2010 Fiscal Year Annual Research Report
Notchシグナルを標的とした新規口腔扁平上皮癌治療に関する研究
Project/Area Number |
22592241
|
Research Institution | Kagoshima University |
Principal Investigator |
比地岡 浩志 鹿児島大学, 医歯学総合研究科, 助教 (70305150)
|
Co-Investigator(Kenkyū-buntansha) |
瀬戸口 啓夫 鹿児島大学, 医学部・歯学部附属病院, 助教 (40423727)
宮脇 昭彦 鹿児島大学, 医歯学総合研究科, 助教 (40200216)
石田 喬之 鹿児島大学, 医学部・歯学部附属病院, 医員 (20404501)
小宮 節郎 鹿児島大学, 医歯学総合研究科, 教授 (30178371)
中村 典史 鹿児島大学, 医歯学総合研究科, 教授 (60217875)
|
Keywords | 口腔扁平上皮癌 / Notchシグナル / 低酸素 / EMT |
Research Abstract |
本研究は口腔扁平上皮癌(以下、OSCC)におけるNotchシグナルの役割とその機序を解明し、新規分子標的治療の可能性を探るものである。
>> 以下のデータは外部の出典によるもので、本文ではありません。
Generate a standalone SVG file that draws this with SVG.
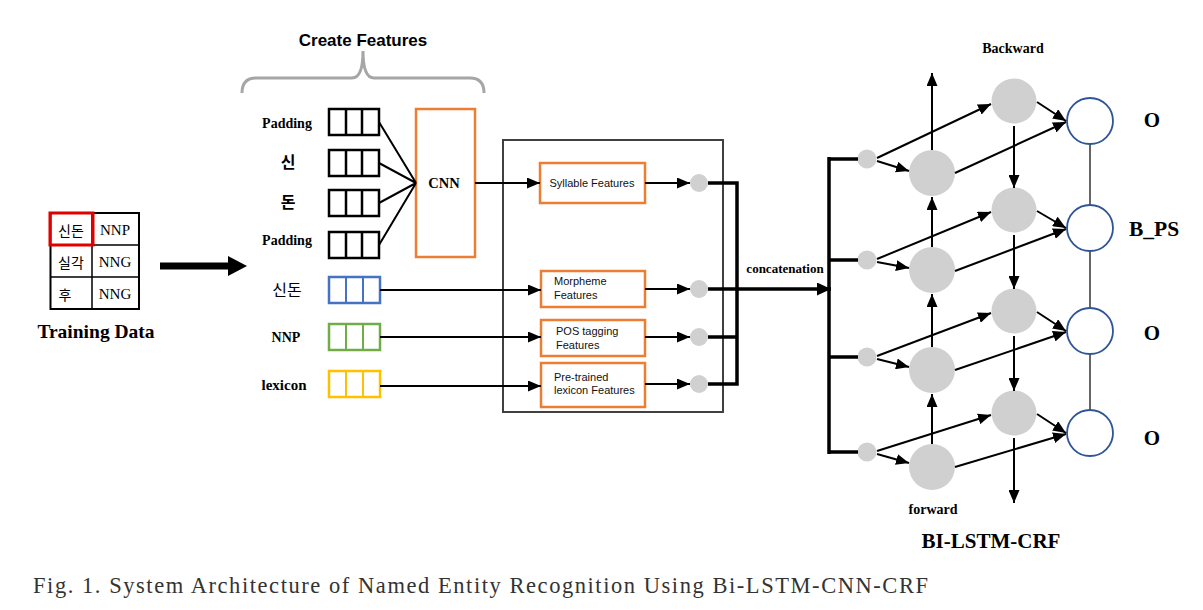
<svg xmlns="http://www.w3.org/2000/svg" width="1203" height="610" viewBox="0 0 1203 610">
<style>
.ser{font-family:"Liberation Serif","Times New Roman",serif;}
.b{font-weight:bold;}
.sans{font-family:"Liberation Sans",Arial,sans-serif;}
.kr{font-family:"Noto Sans CJK KR","Noto Sans",sans-serif;}
.emb{fill:#fff;stroke-width:2.5;}
.orange{fill:#fff;stroke:#ED7D31;stroke-width:2.5;}
.ln{stroke:#000;stroke-width:2;fill:none;}
.thick{stroke:#000;stroke-width:3.5;fill:none;}
.dot{fill:#D0D0D0;}
.big{fill:#D0D0D0;}
.out{fill:#fff;stroke:#2F5597;stroke-width:1.8;}
.ft{font-family:"Liberation Sans",Arial,sans-serif;font-size:11px;fill:#111;}
</style>
<defs>
<marker id="ah" markerUnits="userSpaceOnUse" markerWidth="13" markerHeight="11" refX="13" refY="5.5" orient="auto">
<path d="M0,0 L13,5.5 L0,11 z" fill="#000"/>
</marker>
<marker id="ahb" markerUnits="userSpaceOnUse" markerWidth="14" markerHeight="13" refX="14" refY="6.5" orient="auto">
<path d="M0,0 L14,6.5 L0,13 z" fill="#000"/>
</marker>
</defs>
<rect width="1203" height="610" fill="#fff"/>

<!-- Training data -->
<g id="training-data">
<rect x="50.5" y="213" width="88.5" height="96" fill="none" stroke="#000" stroke-width="2"/>
<path d="M92,213 V309 M50.5,245 H139 M50.5,277 H139" stroke="#000" stroke-width="1.5" fill="none"/>
<rect x="50" y="213" width="43" height="32" fill="none" stroke="#E00000" stroke-width="3"/>
<text class="kr" x="71" y="236" font-size="14" text-anchor="middle">신돈</text>
<text class="kr" x="71" y="268" font-size="14" text-anchor="middle">실각</text>
<text class="kr" x="65" y="300" font-size="14" text-anchor="middle">후</text>
<text class="ser" x="115" y="235" font-size="15" text-anchor="middle">NNP</text>
<text class="ser" x="115" y="267" font-size="15" text-anchor="middle">NNG</text>
<text class="ser" x="115" y="299" font-size="15" text-anchor="middle">NNG</text>
<text class="ser b" x="96" y="338" font-size="19.5" text-anchor="middle">Training Data</text>
</g>

<g id="big-arrow">
<line x1="160" y1="266" x2="231" y2="266" stroke="#000" stroke-width="7"/>
<polygon points="228,256 247,266 228,276" fill="#000"/>
</g>

<!-- Create Features -->
<g id="create-features">
<text class="sans b" x="363" y="46" font-size="17" text-anchor="middle">Create Features</text>
<path d="M242,93 Q242,78 256,78 L352,78 Q363,78 363,51 Q363,78 374,78 L470,78 Q484,78 484,93" fill="none" stroke="#A6A6A6" stroke-width="3"/>
</g>

<g id="labels-left">
<text class="ser b" x="287" y="128" font-size="14" text-anchor="middle">Padding</text>
<text class="kr b" x="288" y="168" font-size="16" text-anchor="middle">신</text>
<text class="kr b" x="288" y="208" font-size="16" text-anchor="middle">돈</text>
<text class="ser b" x="287" y="245" font-size="14" text-anchor="middle">Padding</text>
<text class="kr" x="287" y="296" font-size="16" text-anchor="middle">신돈</text>
<text class="ser b" x="286" y="342" font-size="14" text-anchor="middle">NNP</text>
<text class="ser b" x="284" y="390" font-size="15" text-anchor="middle">lexicon</text>
</g>

<g id="emb-padding1"><rect class="emb" x="329" y="109" width="50" height="26" stroke="#000"/><path d="M346,109 V135 M362,109 V135" stroke="#000" stroke-width="2.5"/></g>
<g id="emb-sin"><rect class="emb" x="329" y="150" width="50" height="26" stroke="#000"/><path d="M346,150 V176 M362,150 V176" stroke="#000" stroke-width="2.5"/></g>
<g id="emb-don"><rect class="emb" x="329" y="190" width="50" height="26" stroke="#000"/><path d="M346,190 V216 M362,190 V216" stroke="#000" stroke-width="2.5"/></g>
<g id="emb-padding2"><rect class="emb" x="329" y="232" width="50" height="26" stroke="#000"/><path d="M346,232 V258 M362,232 V258" stroke="#000" stroke-width="2.5"/></g>
<g id="emb-word"><rect class="emb" x="329" y="277" width="51" height="26" stroke="#4472C4" stroke-width="2"/><path d="M346,277 V303 M363,277 V303" stroke="#4472C4" stroke-width="2"/></g>
<g id="emb-pos"><rect class="emb" x="329" y="324" width="51" height="26" stroke="#70AD47" stroke-width="2"/><path d="M346,324 V350 M363,324 V350" stroke="#70AD47" stroke-width="2"/></g>
<g id="emb-lex"><rect class="emb" x="329" y="371" width="51" height="26" stroke="#FFC000" stroke-width="2"/><path d="M346,371 V397 M363,371 V397" stroke="#FFC000" stroke-width="2"/></g>

<g id="cnn">
<rect class="orange" x="416" y="109" width="59" height="148"/>
<text class="ser b" x="444" y="188" font-size="14.5" text-anchor="middle">CNN</text>
</g>

<g id="feature-frame">
<rect x="503" y="140" width="220" height="272" fill="none" stroke="#404040" stroke-width="2"/>
</g>

<g id="syllable-features">
<rect class="orange" x="540" y="163" width="105" height="40"/>
<text class="ft" x="592" y="187" text-anchor="middle">Syllable Features</text>
</g>
<g id="morpheme-features">
<rect class="orange" x="541" y="271" width="104" height="36"/>
<text class="ft" x="554" y="285">Morpheme</text>
<text class="ft" x="554" y="299">Features</text>
</g>
<g id="pos-features">
<rect class="orange" x="541" y="320" width="104" height="36"/>
<text class="ft" x="556" y="335">POS tagging</text>
<text class="ft" x="556" y="349">Features</text>
</g>
<g id="lexicon-features">
<rect class="orange" x="541" y="363" width="104" height="44"/>
<text class="ft" x="554" y="381">Pre-trained</text>
<text class="ft" x="554" y="394">lexicon Features</text>
</g>

<g id="feature-dots">
<circle class="dot" cx="699" cy="183" r="9"/>
<circle class="dot" cx="699" cy="289" r="9"/>
<circle class="dot" cx="699" cy="337" r="9"/>
<circle class="dot" cx="699" cy="384" r="9"/>
</g>

<g id="concat-label">
<text class="ser b" x="785" y="273" font-size="13" text-anchor="middle">concatenation</text>
</g>

<!-- LSTM nodes -->
<g id="input-dots">
<circle class="dot" cx="867" cy="159" r="9.5"/>
<circle class="dot" cx="867" cy="260" r="9.5"/>
<circle class="dot" cx="867" cy="357" r="9.5"/>
<circle class="dot" cx="867" cy="452" r="9.5"/>
</g>
<g id="forward-lstm">
<circle class="big" cx="932" cy="173" r="23"/>
<circle class="big" cx="932" cy="270" r="23"/>
<circle class="big" cx="932" cy="370" r="23"/>
<circle class="big" cx="932" cy="467" r="23"/>
</g>
<g id="backward-lstm">
<circle class="big" cx="1014" cy="101" r="22.5"/>
<circle class="big" cx="1014" cy="210" r="22.5"/>
<circle class="big" cx="1014" cy="311" r="22.5"/>
<circle class="big" cx="1014" cy="413" r="22.5"/>
</g>
<g id="crf-outputs">
<path d="M1090,144 V205 M1090,251 V308 M1090,354 V410" stroke="#000" stroke-width="1.2"/>
<circle class="out" cx="1090" cy="121" r="23"/>
<circle class="out" cx="1090" cy="228" r="23"/>
<circle class="out" cx="1090" cy="331" r="23"/>
<circle class="out" cx="1090" cy="433" r="23"/>
</g>
<g id="output-labels">
<text class="ser b" x="1152" y="127" font-size="21" text-anchor="middle">O</text>
<text class="ser b" x="1154" y="236" font-size="21.5" text-anchor="middle">B_PS</text>
<text class="ser b" x="1152" y="340" font-size="21" text-anchor="middle">O</text>
<text class="ser b" x="1152" y="445" font-size="21" text-anchor="middle">O</text>
</g>
<g id="lstm-labels">
<text class="ser b" x="1013" y="53" font-size="14" text-anchor="middle">Backward</text>
<text class="ser b" x="933" y="514" font-size="14" text-anchor="middle">forward</text>
<text class="ser b" x="991" y="548" font-size="21" text-anchor="middle">BI-LSTM-CRF</text>
</g>

<!-- Connectors -->
<g id="connectors">
<path class="ln" d="M379,122 L416,183 M379,163 L416,183 M379,203 L416,183 M379,245 L416,183" stroke-width="2.5"/>
<line class="ln" x1="475" y1="183" x2="540" y2="183" marker-end="url(#ah)"/>
<line class="ln" x1="380" y1="290" x2="541" y2="290" marker-end="url(#ah)"/>
<line class="ln" x1="380" y1="337" x2="541" y2="337" marker-end="url(#ah)"/>
<line class="ln" x1="380" y1="386" x2="541" y2="386" marker-end="url(#ah)"/>
<line class="ln" x1="645" y1="183" x2="690" y2="183" marker-end="url(#ah)"/>
<line class="ln" x1="645" y1="289" x2="690" y2="289" marker-end="url(#ah)"/>
<line class="ln" x1="645" y1="337" x2="690" y2="337" marker-end="url(#ah)"/>
<line class="ln" x1="645" y1="384" x2="690" y2="384" marker-end="url(#ah)"/>
<path class="thick" d="M708,183 H737 V384 H708 M708,337 H737"/>
<line class="thick" x1="708" y1="289" x2="831" y2="289" marker-end="url(#ahb)"/>
<path class="thick" d="M829,157 V454 M829,159 H858 M829,260 H858 M829,357 H858 M829,452 H858"/>

<!-- input dot to forward / backward -->
<line class="ln" x1="877" y1="161" x2="909" y2="171" marker-end="url(#ah)"/>
<line class="ln" x1="877" y1="262" x2="909" y2="268" marker-end="url(#ah)"/>
<line class="ln" x1="877" y1="359" x2="909" y2="367" marker-end="url(#ah)"/>
<line class="ln" x1="877" y1="454" x2="909" y2="463" marker-end="url(#ah)"/>
<line class="ln" x1="877" y1="158" x2="991" y2="104" marker-end="url(#ah)"/>
<line class="ln" x1="877" y1="259" x2="991" y2="212" marker-end="url(#ah)"/>
<line class="ln" x1="877" y1="356" x2="991" y2="313" marker-end="url(#ah)"/>
<line class="ln" x1="877" y1="451" x2="991" y2="415" marker-end="url(#ah)"/>

<!-- forward chain (upward) -->
<line class="ln" x1="932" y1="150" x2="932" y2="73" marker-end="url(#ah)"/>
<line class="ln" x1="932" y1="247" x2="932" y2="197" marker-end="url(#ah)"/>
<line class="ln" x1="932" y1="347" x2="932" y2="294" marker-end="url(#ah)"/>
<line class="ln" x1="932" y1="444" x2="932" y2="394" marker-end="url(#ah)"/>

<!-- backward chain (downward) -->
<line class="ln" x1="1014" y1="126" x2="1014" y2="188" marker-end="url(#ah)"/>
<line class="ln" x1="1014" y1="235" x2="1014" y2="289" marker-end="url(#ah)"/>
<line class="ln" x1="1014" y1="336" x2="1014" y2="391" marker-end="url(#ah)"/>
<line class="ln" x1="1014" y1="438" x2="1014" y2="503" marker-end="url(#ah)"/>

<!-- forward to output -->
<line class="ln" x1="955" y1="173" x2="1066" y2="122" marker-end="url(#ah)"/>
<line class="ln" x1="955" y1="271" x2="1066" y2="229" marker-end="url(#ah)"/>
<line class="ln" x1="955" y1="370" x2="1066" y2="332" marker-end="url(#ah)"/>
<line class="ln" x1="955" y1="467" x2="1066" y2="434" marker-end="url(#ah)"/>

<!-- backward to output -->
<line class="ln" x1="1037" y1="102" x2="1066" y2="121" marker-end="url(#ah)"/>
<line class="ln" x1="1037" y1="211" x2="1066" y2="228" marker-end="url(#ah)"/>
<line class="ln" x1="1037" y1="312" x2="1066" y2="331" marker-end="url(#ah)"/>
<line class="ln" x1="1037" y1="414" x2="1066" y2="433" marker-end="url(#ah)"/>
</g>

<g id="caption">
<text class="ser" x="33" y="593" font-size="22.5" fill="#333" textLength="895" lengthAdjust="spacing">Fig. 1. System Architecture of Named Entity Recognition Using Bi-LSTM-CNN-CRF</text>
</g>
</svg>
われわれはすでにOSCC細胞株および患者検体を用いた実験でNotchシグナルが発現・活性化していることを確認し、Notchシグナル阻害剤であるγ-secretase inhibitor(以下、GSI)によってNotchシグナルを阻害したところ、ターゲット遺伝子であるHesl mRNAが有意に減少しOSCCの増殖が抑制されることを見出した(Hijioka H., et al. Upregulation of Notch pathway molecules in oral squamous cell carcinoma.Int J Oncol 36:817-822 2010)。 引き続き現在は癌の微小環境とNotchの関係に着目し、低酸素環境におけるNotchの発現とその意義を解明すべく研究をすすめており、これまでに以下のことを明らかにしている。 1)低酸素下(1%O_2)では正常酸素下(20%O_2)に比べ、OSCC細胞株のNotchシグナル関連分子が強発現を認めた 2)低酸素下ではOSCC細胞株の遊走能が亢進した 3)GSIを添加しNotchシグナルを阻害したところ、E-カドヘリンの発現が増加し遊走能が低下した 以上より、癌の低酸素環境においてNotchシグナルが活性化し、それによってE-カドヘリンの発現が抑制され、細胞の遊走能を亢進していることが示された。これらの結果はNotchシグナルがEMT(上皮間葉移行)に重要な役割を担っていることを示しており、NotchシグナルがOSCCに対する治療標的になりうることをさらに裏付けるものであると思われる。今後さらに実験を重ね、口腔癌の治療向上に貢献したいと考えている。